Jörg “Tritze” Trzebiatowski from Essen Karnap was the singer in another rock band, and soon, his combo and Mille’s band shared a rehearsal room together. “I went along to the first Tormentor show as Jülle’s personal drum roadie,” says Tritze. “I was a singer and a Lindenberg fan, so it was only logical that I turned to the drums, because that was Udo’s first instrument. I pounded away on Ventor’s kit and anything else I came in contact with, and I thought it was so much fun. Next, I started getting into the technical aspects of assembling drum kits, rather than just playing them. It’s really interesting how you put something like that together. So there you have it. All of a sudden I was a drum tech.
“In the meantime, I had picked up practicing the guitar a bit too, with no real aspirations to go far with the instrument; I had mastered a couple of barre chords. Mille was a real inspiration to me, and I thought learning guitar would be pretty cool, too. When Mille played Judas Priest songs through his Marshall, it sounded exactly how it did on the albums! I found that totally fascinating. The arrangements of heavy metal songs were very minimalistic. To be able to play a Lindenberg song – and make it sound even remotely like it did on the album – you needed so much more. For something like Saxon or Judas Priest, a single guitar was enough; you would just start playing and it sounded like Priest. I found it amazing that with so little to work with, you could create so much emotion.”
Soon, it was time for the group’s first performance. The Emscher School provided everything the boys needed to make it possible.

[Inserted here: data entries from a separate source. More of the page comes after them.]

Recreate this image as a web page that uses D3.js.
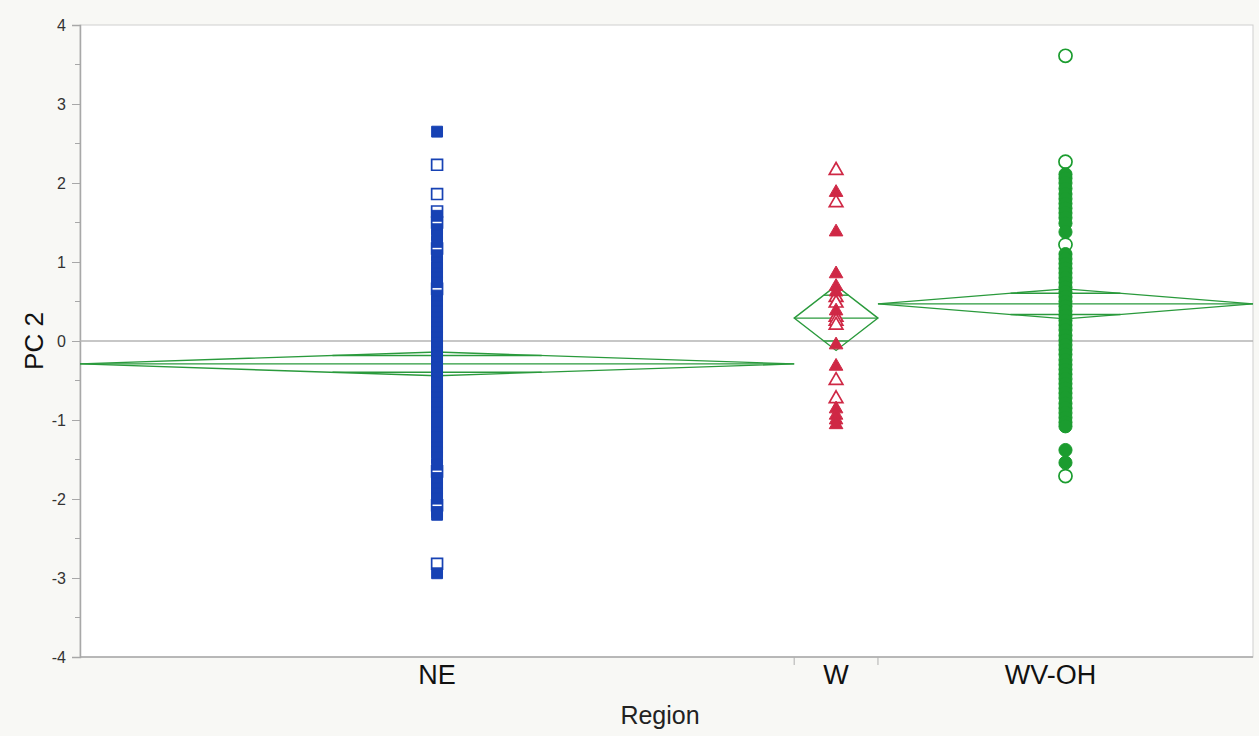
<!DOCTYPE html>
<html>
<head>
<meta charset="utf-8">
<script src="https://cdn.jsdelivr.net/npm/d3@7"></script>
<style>
body { margin: 0; background: #f8f8f5; }
text { font-family: "Liberation Sans", Arial, sans-serif; }
</style>
</head>
<body>
<svg id="chart" width="1259" height="736"></svg>
<script>
// groups, sample sizes (read from the proportional widths) and means diamonds
const regions = ['NE', 'W', 'WV-OH'];
const groupCounts = [179, 21, 94];
const groupMeans = [-0.29, 0.29, 0.47];
const groupCI = [0.15, 0.41, 0.19];
const grandMean = 0;
const yTicks = [-4, -3, -2, -1, 0, 1, 2, 3, 4];
const yMinorTicks = [-3.5, -2.5, -1.5, -0.5, 0.5, 1.5, 2.5, 3.5];

// PC 2 values per region, open and filled markers
const neOpen = [2.23, 1.86, 1.64, 1.50, 1.17, 0.66, -1.65, -2.08, -2.82];
const neFilled = [2.65, 1.585, 1.415, 1.34, 1.255, 1.085, 1.00, 0.93, 0.86, 0.80, 0.745,
	0.575, 0.50, 0.44, 0.37, 0.30, 0.24, 0.17, 0.11, 0.05, -0.02, -0.08, -0.14, -0.20,
	-0.27, -0.33, -0.39, -0.46, -0.52, -0.58, -0.65, -0.71, -0.78, -0.84, -0.90, -0.97,
	-1.03, -1.10, -1.16, -1.22, -1.29, -1.35, -1.41, -1.48, -1.565, -1.735, -1.80, -1.87,
	-1.93, -1.995, -2.165, -2.20, -2.94];

const wOpen = [2.16, 1.75, 0.55, 0.48, 0.30, 0.25, 0.20, -0.50, -0.73];
const wFilled = [1.88, 1.38, 0.85, 0.69, 0.62, 0.38, -0.05, -0.32, -0.86, -0.94, -1.00, -1.06];

const wvOpen = [3.61, 2.27, 1.22, -1.71];
const wvFilled = [2.11, 2.06, 2.00, 1.93, 1.86, 1.80, 1.74, 1.68, 1.62, 1.56, 1.49, 1.38,
	1.10, 1.04, 0.98, 0.92, 0.86, 0.80, 0.74, 0.68, 0.62, 0.56, 0.50, 0.44, 0.38, 0.32,
	0.26, 0.20, 0.14, 0.07, 0.01, -0.05, -0.11, -0.17, -0.24, -0.30, -0.36, -0.42, -0.48,
	-0.54, -0.60, -0.66, -0.72, -0.79, -0.85, -0.91, -0.97, -1.03, -1.08, -1.38, -1.54];

const colors = ['#1742b4', '#cf2845', '#1b9c2f'];
const symbols = [d3.symbolSquare, d3.symbolTriangle, d3.symbolCircle];
const symbolSizes = [118, 80, 135];
const labelShift = [0, 0, -15];
const pointSets = [
	{open: neOpen, filled: neFilled},
	{open: wOpen, filled: wFilled},
	{open: wvOpen, filled: wvFilled}
];

const plotLeft = 80, plotRight = 1253, plotTop = 25, plotBottom = 657;

let svg = d3.select('#chart');

let y = d3.scaleLinear().domain([-4, 4]).range([plotBottom, plotTop]);

let total = d3.sum(groupCounts);
let x = d3.scaleLinear().domain([0, total]).range([plotLeft, plotRight]);
let cum = d3.cumsum(groupCounts);
let bands = regions.map((r, i) => {
	let x0 = x(i == 0 ? 0 : cum[i - 1]);
	let x1 = x(cum[i]);
	return {name: r, x0: x0, x1: x1, cx: (x0 + x1) / 2, i: i};
});

// plot area
svg.append('rect')
	.attr('x', plotLeft)
	.attr('y', plotTop)
	.attr('width', plotRight - plotLeft)
	.attr('height', plotBottom - plotTop)
	.style('fill', '#ffffff')
	.style('stroke', '#cfcfcf')
	.style('stroke-width', 1);

// y axis
let yAxis = d3.axisLeft(y)
	.tickValues(yTicks)
	.tickSize(8)
	.tickPadding(6)
	.tickFormat(d => String(d));

let yg = svg.append('g')
	.attr('transform', 'translate(' + plotLeft + ',0)')
	.call(yAxis);

yg.select('.domain').style('stroke', '#a8a8a8').style('stroke-width', 1.5);
yg.selectAll('.tick line').style('stroke', '#a8a8a8');
yg.selectAll('.tick text')
	.style('font-size', '16px')
	.style('fill', '#333')
	.style('font-family', '"Liberation Sans", Arial, sans-serif');

svg.append('g')
	.selectAll('line')
	.data(yMinorTicks)
	.enter()
	.append('line')
	.attr('x1', plotLeft - 5)
	.attr('x2', plotLeft)
	.attr('y1', d => y(d))
	.attr('y2', d => y(d))
	.style('stroke', '#a8a8a8');

// x axis
svg.append('line')
	.attr('x1', plotLeft)
	.attr('x2', plotRight)
	.attr('y1', plotBottom)
	.attr('y2', plotBottom)
	.style('stroke', '#a8a8a8')
	.style('stroke-width', 1.5);

svg.append('g')
	.selectAll('line')
	.data(bands.slice(1))
	.enter()
	.append('line')
	.attr('x1', d => d.x0)
	.attr('x2', d => d.x0)
	.attr('y1', plotBottom)
	.attr('y2', plotBottom + 8)
	.style('stroke', '#b0b0b0');

svg.append('g')
	.selectAll('text')
	.data(bands)
	.enter()
	.append('text')
	.attr('x', d => d.cx + labelShift[d.i])
	.attr('y', 684)
	.attr('text-anchor', 'middle')
	.style('font-size', '27px')
	.style('fill', '#111')
	.text(d => d.name);

svg.append('text')
	.attr('x', 660)
	.attr('y', 724)
	.attr('text-anchor', 'middle')
	.style('font-size', '25px')
	.style('fill', '#222')
	.text('Region');

svg.append('text')
	.attr('transform', 'translate(43,' + y(0) + ') rotate(-90)')
	.attr('text-anchor', 'middle')
	.style('font-size', '26px')
	.style('fill', '#111')
	.text('PC 2');

// grand mean line
svg.append('line')
	.attr('x1', plotLeft)
	.attr('x2', plotRight)
	.attr('y1', y(grandMean))
	.attr('y2', y(grandMean))
	.style('stroke', '#b4b4b4')
	.style('stroke-width', 1.5);

// means diamonds
let dia = svg.append('g')
	.selectAll('g')
	.data(bands)
	.enter()
	.append('g')
	.style('stroke', '#2a9a3c')
	.style('stroke-width', 1.4)
	.style('fill', 'none');

dia.append('polygon')
	.attr('points', d => {
		let m = groupMeans[d.i], c = groupCI[d.i];
		return [[d.x0, y(m)], [d.cx, y(m + c)], [d.x1, y(m)], [d.cx, y(m - c)]]
			.map(p => p.join(',')).join(' ');
	});

dia.append('line')
	.attr('x1', d => d.x0)
	.attr('x2', d => d.x1)
	.attr('y1', d => y(groupMeans[d.i]))
	.attr('y2', d => y(groupMeans[d.i]));

[1, -1].forEach(s => {
	dia.append('line')
		.attr('x1', d => d.cx - (d.cx - d.x0) * (1 - Math.SQRT1_2))
		.attr('x2', d => d.cx + (d.cx - d.x0) * (1 - Math.SQRT1_2))
		.attr('y1', d => y(groupMeans[d.i] + s * groupCI[d.i] * Math.SQRT1_2))
		.attr('y2', d => y(groupMeans[d.i] + s * groupCI[d.i] * Math.SQRT1_2));
});

// points
bands.forEach(b => {
	let g = svg.append('g');
	let sym = d3.symbol().type(symbols[b.i]).size(symbolSizes[b.i]);

	g.selectAll('path.open')
		.data(pointSets[b.i].open)
		.enter()
		.append('path')
		.attr('class', 'open')
		.attr('d', sym)
		.attr('transform', d => 'translate(' + b.cx + ',' + y(d) + ')')
		.style('fill', '#ffffff')
		.style('stroke', colors[b.i])
		.style('stroke-width', 1.7);

	g.selectAll('path.filled')
		.data(pointSets[b.i].filled)
		.enter()
		.append('path')
		.attr('class', 'filled')
		.attr('d', sym)
		.attr('transform', d => 'translate(' + b.cx + ',' + y(d) + ')')
		.style('fill', colors[b.i])
		.style('stroke', colors[b.i])
		.style('stroke-width', 1);
});
</script>
</body>
</html>
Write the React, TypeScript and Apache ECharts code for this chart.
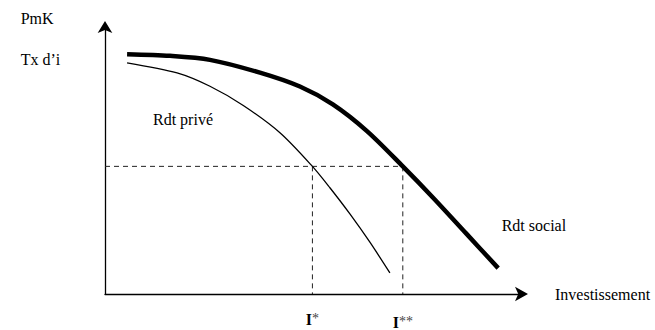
import React, { useEffect, useRef } from "react";
import * as echarts from "echarts";

// Rendement social (courbe épaisse) : [investissement, PmK]
const socialReturn: [number, number][] = [
  [5.3, 89.8], [15.6, 89.2], [25.2, 87.7], [37.2, 82.9], [46.8, 77.7],
  [54.7, 71.0], [62.9, 61.0], [71.5, 47.8], [79.0, 35.7], [86.7, 22.7],
  [94.4, 9.7],
];
// Rendement privé (courbe fine)
const privateReturn: [number, number][] = [
  [5.3, 86.6], [17.3, 82.8], [25.2, 77.8], [33.2, 70.6], [42.0, 60.4],
  [49.8, 47.8], [54.0, 39.8], [58.8, 30.0], [63.6, 19.4], [68.4, 7.9],
];
const interestRate = 47.8; // Tx d'i
const iStar = 49.8;
const iStarStar = 71.5;
const xTickValues = [iStar, iStarStar];
const xTickLabels = ["I*", "I**"];

const FONT = "Liberation Serif";

export default function App() {
  const ref = useRef<HTMLDivElement>(null);
  useEffect(() => {
    if (!ref.current) return;
    const chart = echarts.init(ref.current, null, { renderer: "svg" });
    const dashed = { color: "#222", width: 1, type: [5, 4] as number[] };
    const txt = (text: string, x: number, y: number) => ({
      type: "text",
      x,
      y,
      style: { text, fontFamily: FONT, fontSize: 16, fill: "#000", verticalAlign: "middle", align: "left" },
    });
    chart.setOption({
      animation: false,
      grid: { left: 105, top: 27, right: 133.5, bottom: 34, containLabel: false },
      xAxis: {
        type: "value",
        min: 0,
        max: 100,
        name: "Investissement",
        nameLocation: "end",
        nameGap: 33.5,
        nameTextStyle: { fontFamily: FONT, fontSize: 16, color: "#000", align: "left", verticalAlign: "middle" },
        axisLine: {
          show: true,
          symbol: ["none", "arrow"],
          symbolSize: [11, 13],
          symbolOffset: [0, 6.5],
          lineStyle: { color: "#000", width: 1.3 },
        },
        axisTick: { show: false },
        splitLine: { show: false },
        axisLabel: {
          customValues: xTickValues,
          margin: 17,
          formatter: (v: number) => {
            const i = xTickValues.findIndex((t) => Math.abs(t - v) < 1e-6);
            const s = i >= 0 ? xTickLabels[i] : "";
            return i === 1 ? "{c|I}{d|" + s.slice(1) + "}" : "{a|I}{b|" + s.slice(1) + "}";
          },
          rich: {
            a: { fontFamily: FONT, fontSize: 16, fontWeight: "bold", color: "#000" },
            b: { fontFamily: FONT, fontSize: 14, color: "#444", verticalAlign: "top" },
            c: { fontFamily: FONT, fontSize: 16, fontWeight: "bold", color: "#000", padding: [3, 0, 0, 0] },
            d: { fontFamily: FONT, fontSize: 14, color: "#444", verticalAlign: "top", padding: [3, 0, 0, 0] },
          },
        },
      },
      yAxis: {
        type: "value",
        min: 0,
        max: 100,
        axisLine: {
          show: true,
          symbol: ["none", "arrow"],
          symbolSize: [11, 12],
          symbolOffset: [0, 6],
          lineStyle: { color: "#000", width: 1.3 },
        },
        axisTick: { show: false },
        axisLabel: { show: false },
        splitLine: { show: false },
      },
      graphic: [
        txt("PmK", 20.7, 18.7),
        txt("Tx d\u2019i", 20.7, 59.2),
        txt("Rdt privé", 153, 119.5),
        txt("Rdt social", 501.7, 225),
      ],
      series: [
        { type: "line", data: [[0, interestRate], [iStarStar, interestRate]], symbol: "none", lineStyle: dashed, z: 1 },
        { type: "line", data: [[iStar, interestRate], [iStar, 0]], symbol: "none", lineStyle: dashed, z: 1 },
        { type: "line", data: [[iStarStar, interestRate], [iStarStar, 0]], symbol: "none", lineStyle: dashed, z: 1 },
        {
          type: "line",
          data: privateReturn,
          symbol: "none",
          smooth: 0.3,
          lineStyle: { color: "#000", width: 1.3 },
          z: 3,
        },
        {
          type: "line",
          data: socialReturn,
          symbol: "none",
          smooth: 0.3,
          lineStyle: { color: "#000", width: 4.5, cap: "butt" },
          z: 4,
        },
      ],
    });
    return () => chart.dispose();
  }, []);
  return <div ref={ref} style={{ width: 655, height: 330, position: "absolute", left: 0, top: 0 }} />;
}
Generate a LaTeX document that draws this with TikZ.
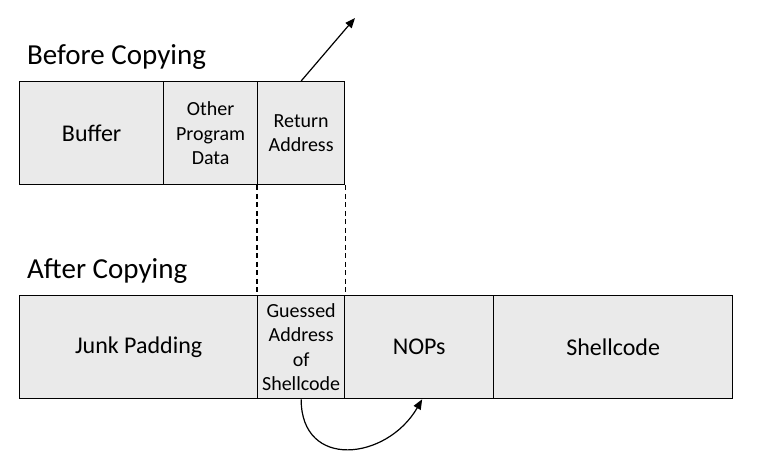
\documentclass[tikz,border=0pt]{standalone}
\usepackage{fontspec}
\setmainfont{Carlito}
\usepackage{xcolor}
\definecolor{cellgray}{HTML}{EAEAEA}
\usepackage{tikz}
\usetikzlibrary{arrows.meta, positioning}

\begin{document}
\begin{tikzpicture}[x=1pt, y=-1pt,
    cell/.style={draw, line width=1.3pt, fill=cellgray, anchor=north west,
      minimum height=103pt, inner sep=0pt, align=center},
    big/.style={font=\fontsize{24}{29}\selectfont},
    small/.style={font=\fontsize{20}{24.6}\selectfont},
    heading/.style={anchor=base west, inner sep=0pt, font=\fontsize{29}{35}\selectfont}]
  \useasboundingbox (0,0) rectangle (760,454);

  % Before copying
  \node[heading] (before) at (27,65) {Before Copying};
  \node[cell, big, minimum width=144pt] (buffer) at (19,81) {Buffer};
  \node[cell, small, minimum width=94pt] (other) at (163,81) {Other\\Program\\Data};
  \node[cell, small, minimum width=87pt] (ret) at (257,81) {Return\\Address};

  % After copying
  \node[heading] (after) at (27,279) {After Copying};
  \node[cell, big, minimum width=238pt] (junk) at (19,295) {Junk Padding};
  \node[cell, small, minimum width=87pt] (guess) at (257,295) {Guessed\\Address\\of\\Shellcode};
  \node[cell, big, minimum width=149pt] (nops) at (344,295) {NOPs};
  \node[cell, big, minimum width=239pt] (shell) at (493,295) {Shellcode};

  % Overwritten return address
  \draw[line width=1.1pt, dash pattern=on 5pt off 3.5pt] (ret.south west) -- (guess.north west);
  \draw[line width=1.1pt, dash pattern=on 5pt off 3.5pt] (ret.south east) -- (guess.north east);

  % Arrows
  \coordinate (away) at (355,18);
  \draw[line width=1.2pt, -{Triangle[length=10pt, width=8pt]}] (ret.north) -- (away);
  \draw[line width=1.2pt, -{Triangle[length=10pt, width=8pt]}]
    (guess.south) to[out=-90, in=-120, looseness=1.5] ([xshift=3pt]nops.south);
\end{tikzpicture}
\end{document}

It was like a giant playground for them. “Before the show, the social workers had made a backdrop with a message to hang up behind us on the stage. ‘HEAVY METAL FOR PEACE’ was emblazoned on large pieces of paper behind the drums. What’s with all this shit? For peace? No way! We were different. We were terror! That backdrop had us concerned, and in no time, we’d ripped down the ‘FOR PEACE’ and left the ‘HEAVY METAL’ to fly high. Now, finally, everything was complete to put on our first show.”
Before then, the band was still called Metal Militia, but the name was switched around on a weekly basis. “As a general rule we used song titles from bands that we were into at the moment for our moniker.”
Show time was drawing near, yet the band’s singer was nowhere to be found. He hadn’t shown up for rehearsals. He had chickened out. The rest of the band had decided he was out for good anyway, but what would they do without a singer? Their first solution was that Jülle and Mille shared the singing duties between them. Their songs were called “Shellshock,” “Shoot them in the head” and “Heavy Metal Fight.” Some bad-ass song titles.